Significance level in sample size calculation and in final analysis Imagine that for the purpose of a study a sample size is computed with the following formula for a given power $1-\beta$, difference in means $\epsilon$, standard deviation $\sigma$ and significance level $\alpha$
\begin{equation}
n = \frac{2(z_{\alpha/2} + z _{\beta})\sigma^2}{\epsilon^2}
\end{equation}
When all $n$ subjects completed the study, we have the data required to perform the analysis, e.g. t-test. When I apply this t-test, does the significance level $\alpha$ has to be the same as the one used in the sample size calculation?
Are the choices of $\alpha$ "before" and "after" the conduct of the study, if may say so, have to be identical?
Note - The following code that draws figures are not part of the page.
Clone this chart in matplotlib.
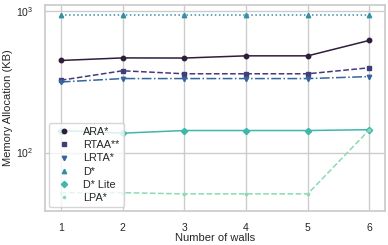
import matplotlib
matplotlib.use("Agg")
import matplotlib.pyplot as plt
from matplotlib.lines import Line2D
import seaborn as sns

walls = [1, 2, 3, 4, 5, 6]
algorithms = ["ARA*", "RTAA**", "LRTA*", "D*", "D* Lite", "LPA*"]
ara = [447, 466, 465, 482, 482, 620]
rtaa = [324, 378, 360, 360, 360, 397]
lrta = [315, 333, 333, 333, 333, 344]
dstar = [940, 940, 940, 940, 940, 940]
dlite = [143, 137, 143, 143, 143, 145]
lpa = [52, 52, 51, 51, 51, 145]

values = [ara, rtaa, lrta, dstar, dlite, lpa]
markers = ["o", "s", "v", "^", "D", "."]
linestyles = ["-", "--", "-.", ":", "-", "--"]

sns.set_theme(style="whitegrid")
plt.rcParams["font.family"] = ["Liberation Sans", "DejaVu Sans"]
colors = sns.color_palette("mako", 6)

fig = plt.figure(figsize=(3.88, 2.45), dpi=100)
ax = fig.add_axes([0.117, 0.14, 0.875, 0.84])

handles = []
for name, vals, m, ls, c in zip(algorithms, values, markers, linestyles, colors):
    ax.plot(walls, vals, marker=m, linestyle=ls, color=c, markersize=3.2, linewidth=1.1)
    handles.append(Line2D([], [], marker=m, linestyle="none", color=c, markersize=3.2, label=name))

ax.set_yscale("log")
ax.set_ylim(38.8, 1104)
ax.minorticks_off()
ax.set_xticks(walls)
ax.tick_params(labelsize=7.5, pad=2.5)
ax.set_xlabel("Number of walls", fontsize=8, labelpad=0.5)
ax.set_ylabel("Memory Allocation (KB)", fontsize=8)
ax.yaxis.set_label_coords(-0.095, 0.5)
ax.legend(handles=handles, loc="lower left", fontsize=7.8, frameon=True,
          handletextpad=0.8, labelspacing=0.3, borderaxespad=0.3)

fig.savefig("out.png", dpi=100)
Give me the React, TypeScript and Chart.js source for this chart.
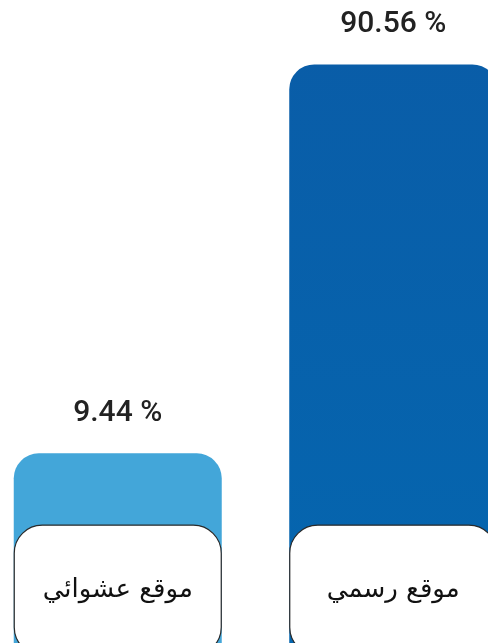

 A: No they don't "have" to be the same. The $\alpha$ you used in your power analysis before conducting the study, and the $\alpha$ you used in your test don't technically have to be the same. But, if you're only "relaxing" $\alpha$ in your test because you didn't get the result you wanted/expected -- and you're only changing this between your design and your analysis because you want to report a "statistically significant" result -- I would discourage this. That's not how hypothesis testing works. Instead, report your design; report your results (even if $p \ge 0.05$); and discuss the implications. Don't let your p-value be your only metric of success or failure in your research. Null findings can also have a great deal of scientific merit.  
A: The $\alpha$ is usually 0.05 unless multiple tests correction is applied.
(The problem is usually in the effect size (in other words, in $\epsilon$). If the effect size is not exactly known, the sample size calculations are only approximate. Even after the experiment is done you can't know the power.)